• [Information given]

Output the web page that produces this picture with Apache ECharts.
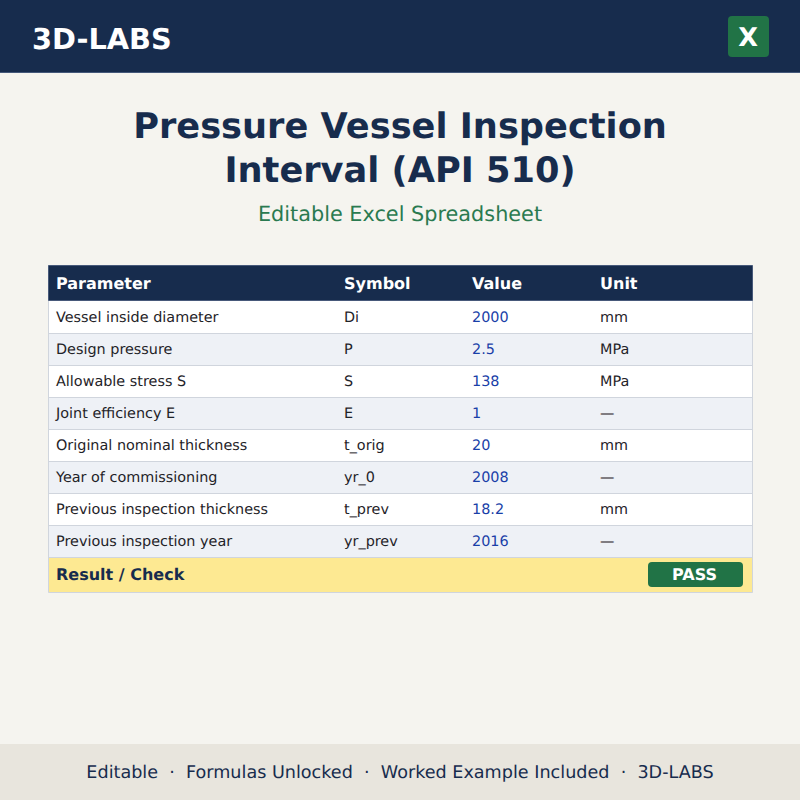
<!DOCTYPE html>
<html><head><meta charset="utf-8">
<style>html,body{margin:0;padding:0;background:#f5f4ef}#c{width:800px;height:800px}#c text{text-rendering:geometricPrecision}</style>
<script src="https://cdn.jsdelivr.net/npm/echarts@6/dist/echarts.min.js"></script>
</head><body><div id="c"></div>
<script>
const brand = '3D-LABS';
const titleLines = ['Pressure Vessel Inspection', 'Interval (API 510)'];
const subtitle = 'Editable Excel Spreadsheet';
const headers = ['Parameter', 'Symbol', 'Value', 'Unit'];
const parameters = ['Vessel inside diameter','Design pressure','Allowable stress S','Joint efficiency E','Original nominal thickness','Year of commissioning','Previous inspection thickness','Previous inspection year'];
const symbols = ['Di','P','S','E','t_orig','yr_0','t_prev','yr_prev'];
const values = ['2000','2.5','138','1','20','2008','18.2','2016'];
const units = ['mm','MPa','MPa','—','mm','—','mm','—'];
const resultLabel = 'Result / Check';
const resultStatus = 'PASS';
const footer = 'Editable  ·  Formulas Unlocked  ·  Worked Example Included  ·  3D-LABS';

const FONT = '"DejaVu Sans"';
const NAVY = '#172c4d', GREEN = '#217346', BG = '#f5f4ef', LINE = '#d0d5dd';
const colX = [8, 296, 424, 552];
const chart = echarts.init(document.getElementById('c'), null, {renderer:'svg', width:800, height:800});

function txt(x, y, text, size, color, weight, align) {
  return {type:'text', x, y, silent:true, style:{text, fontFamily:FONT, fontSize:size, fontWeight:weight||'normal', fill:color, align:align||'left', verticalAlign:'middle'}};
}
function rect(x, y, w, h, fill, extra) {
  return Object.assign({type:'rect', silent:true, shape:{x, y, width:w, height:h, r:(extra&&extra.r)||0}, style:Object.assign({fill}, (extra&&extra.style)||{})});
}

chart.setOption({
  animation:false,
  backgroundColor:BG,
  grid:{left:48, top:302, width:705, height:256},
  xAxis:{type:'value', min:0, max:705, show:false},
  yAxis:{type:'category', inverse:true, data:parameters, show:false},
  series:[{
    type:'custom',
    coordinateSystem:'cartesian2d',
    silent:true,
    encode:{x:1, y:0},
    data:parameters.map((p)=>[p, 0]),
    renderItem(params, api){
      const i = params.dataIndex;
      const c = api.coord([0, i]);
      const end = api.coord([705, i]);
      const h = api.size([0, 1])[1];
      const top = c[1] - h/2;
      const cols = [parameters[i], symbols[i], values[i], units[i]];
      const children = [
        {type:'rect', shape:{x:c[0], y:top-(i===0?1:0), width:end[0]-c[0], height:h+(i===0?1:0)}, style:{fill: i%2 ? '#eef1f6' : '#ffffff'}},
        {type:'line', shape:{x1:c[0], y1:top+h-0.5, x2:end[0], y2:top+h-0.5}, style:{stroke:LINE, lineWidth:1}},
        {type:'line', shape:{x1:c[0]+0.5, y1:top-1, x2:c[0]+0.5, y2:top+h}, style:{stroke:LINE, lineWidth:1}},
        {type:'line', shape:{x1:end[0]-0.5, y1:top-1, x2:end[0]-0.5, y2:top+h}, style:{stroke:LINE, lineWidth:1}}
      ];
      cols.forEach((t,k)=>{
        const p = api.coord([colX[k], i]);
        children.push({type:'text', x:p[0], y:p[1], style:{text:t, fontFamily:FONT, fontSize:14.4, fill:k===2?'#1a3fa8':'#1f2328', align:'left', verticalAlign:'middle'}});
      });
      return {type:'group', children};
    }
  }],
  graphic:{elements:[
    rect(0,0,800,72,NAVY),
    rect(0,72,800,1,'#44587a'),
    txt(32,39,brand,28.8,'#ffffff','bold'),
    rect(728,16,41,41,GREEN,{r:4}),
    txt(748,37.5,'X',25.6,'#ffffff','bold','center'),
    txt(400,126,titleLines[0],35.2,NAVY,'bold','center'),
    txt(400,170,titleLines[1],35.2,NAVY,'bold','center'),
    txt(400,214,subtitle,20.8,'#2a7a50','normal','center'),
    rect(48.5,265.5,704,35,NAVY,{style:{stroke:'#47597a',lineWidth:1}}),
    ...headers.map((h,k)=>txt(48+colX[k],283.5,h,16,'#ffffff','bold')),
    rect(48.5,557.5,704,35,'#fde992',{style:{stroke:LINE,lineWidth:1}}),
    txt(56,574.5,resultLabel,16,NAVY,'bold'),
    rect(648,562,95,25,GREEN,{r:4}),
    txt(694.5,574.5,resultStatus,16,'#ffffff','bold','center'),
    rect(0,744,800,56,'#e8e5dd'),
    txt(400,773,footer,17.6,NAVY,'normal','center')
  ]}
});
</script></body></html>
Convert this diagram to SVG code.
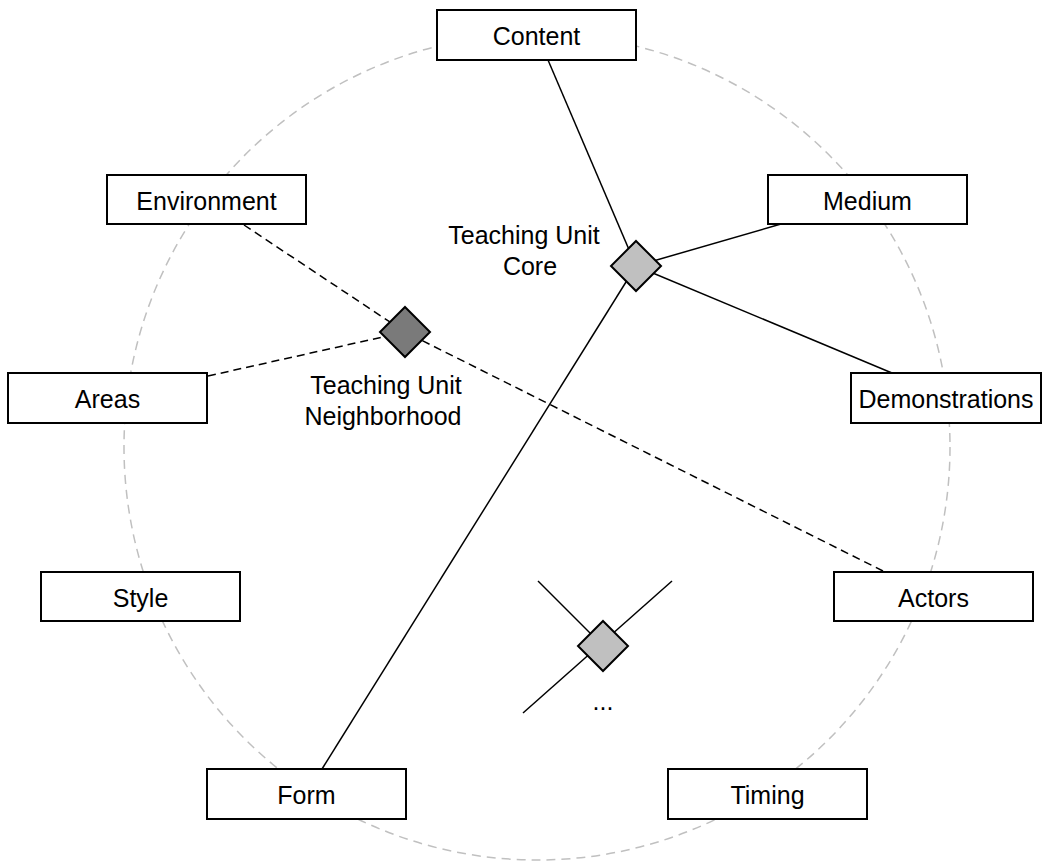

• [Aim] Output the material word for word, omitting its pictures.

• [Output]
Output the web page that produces this picture with Apache ECharts.
<!DOCTYPE html>
<html><head><meta charset="utf-8">
<style>html,body{margin:0;padding:0;background:#f5f4ef}#c{width:800px;height:800px}#c text{text-rendering:geometricPrecision}</style>
<script src="https://cdn.jsdelivr.net/npm/echarts@6/dist/echarts.min.js"></script>
</head><body><div id="c"></div>
<script>
const brand = '3D-LABS';
const titleLines = ['Pressure Vessel Inspection', 'Interval (API 510)'];
const subtitle = 'Editable Excel Spreadsheet';
const headers = ['Parameter', 'Symbol', 'Value', 'Unit'];
const parameters = ['Vessel inside diameter','Design pressure','Allowable stress S','Joint efficiency E','Original nominal thickness','Year of commissioning','Previous inspection thickness','Previous inspection year'];
const symbols = ['Di','P','S','E','t_orig','yr_0','t_prev','yr_prev'];
const values = ['2000','2.5','138','1','20','2008','18.2','2016'];
const units = ['mm','MPa','MPa','—','mm','—','mm','—'];
const resultLabel = 'Result / Check';
const resultStatus = 'PASS';
const footer = 'Editable  ·  Formulas Unlocked  ·  Worked Example Included  ·  3D-LABS';

const FONT = '"DejaVu Sans"';
const NAVY = '#172c4d', GREEN = '#217346', BG = '#f5f4ef', LINE = '#d0d5dd';
const colX = [8, 296, 424, 552];
const chart = echarts.init(document.getElementById('c'), null, {renderer:'svg', width:800, height:800});

function txt(x, y, text, size, color, weight, align) {
  return {type:'text', x, y, silent:true, style:{text, fontFamily:FONT, fontSize:size, fontWeight:weight||'normal', fill:color, align:align||'left', verticalAlign:'middle'}};
}
function rect(x, y, w, h, fill, extra) {
  return Object.assign({type:'rect', silent:true, shape:{x, y, width:w, height:h, r:(extra&&extra.r)||0}, style:Object.assign({fill}, (extra&&extra.style)||{})});
}

chart.setOption({
  animation:false,
  backgroundColor:BG,
  grid:{left:48, top:302, width:705, height:256},
  xAxis:{type:'value', min:0, max:705, show:false},
  yAxis:{type:'category', inverse:true, data:parameters, show:false},
  series:[{
    type:'custom',
    coordinateSystem:'cartesian2d',
    silent:true,
    encode:{x:1, y:0},
    data:parameters.map((p)=>[p, 0]),
    renderItem(params, api){
      const i = params.dataIndex;
      const c = api.coord([0, i]);
      const end = api.coord([705, i]);
      const h = api.size([0, 1])[1];
      const top = c[1] - h/2;
      const cols = [parameters[i], symbols[i], values[i], units[i]];
      const children = [
        {type:'rect', shape:{x:c[0], y:top-(i===0?1:0), width:end[0]-c[0], height:h+(i===0?1:0)}, style:{fill: i%2 ? '#eef1f6' : '#ffffff'}},
        {type:'line', shape:{x1:c[0], y1:top+h-0.5, x2:end[0], y2:top+h-0.5}, style:{stroke:LINE, lineWidth:1}},
        {type:'line', shape:{x1:c[0]+0.5, y1:top-1, x2:c[0]+0.5, y2:top+h}, style:{stroke:LINE, lineWidth:1}},
        {type:'line', shape:{x1:end[0]-0.5, y1:top-1, x2:end[0]-0.5, y2:top+h}, style:{stroke:LINE, lineWidth:1}}
      ];
      cols.forEach((t,k)=>{
        const p = api.coord([colX[k], i]);
        children.push({type:'text', x:p[0], y:p[1], style:{text:t, fontFamily:FONT, fontSize:14.4, fill:k===2?'#1a3fa8':'#1f2328', align:'left', verticalAlign:'middle'}});
      });
      return {type:'group', children};
    }
  }],
  graphic:{elements:[
    rect(0,0,800,72,NAVY),
    rect(0,72,800,1,'#44587a'),
    txt(32,39,brand,28.8,'#ffffff','bold'),
    rect(728,16,41,41,GREEN,{r:4}),
    txt(748,37.5,'X',25.6,'#ffffff','bold','center'),
    txt(400,126,titleLines[0],35.2,NAVY,'bold','center'),
    txt(400,170,titleLines[1],35.2,NAVY,'bold','center'),
    txt(400,214,subtitle,20.8,'#2a7a50','normal','center'),
    rect(48.5,265.5,704,35,NAVY,{style:{stroke:'#47597a',lineWidth:1}}),
    ...headers.map((h,k)=>txt(48+colX[k],283.5,h,16,'#ffffff','bold')),
    rect(48.5,557.5,704,35,'#fde992',{style:{stroke:LINE,lineWidth:1}}),
    txt(56,574.5,resultLabel,16,NAVY,'bold'),
    rect(648,562,95,25,GREEN,{r:4}),
    txt(694.5,574.5,resultStatus,16,'#ffffff','bold','center'),
    rect(0,744,800,56,'#e8e5dd'),
    txt(400,773,footer,17.6,NAVY,'normal','center')
  ]}
});
</script></body></html>
Convert this diagram to SVG code.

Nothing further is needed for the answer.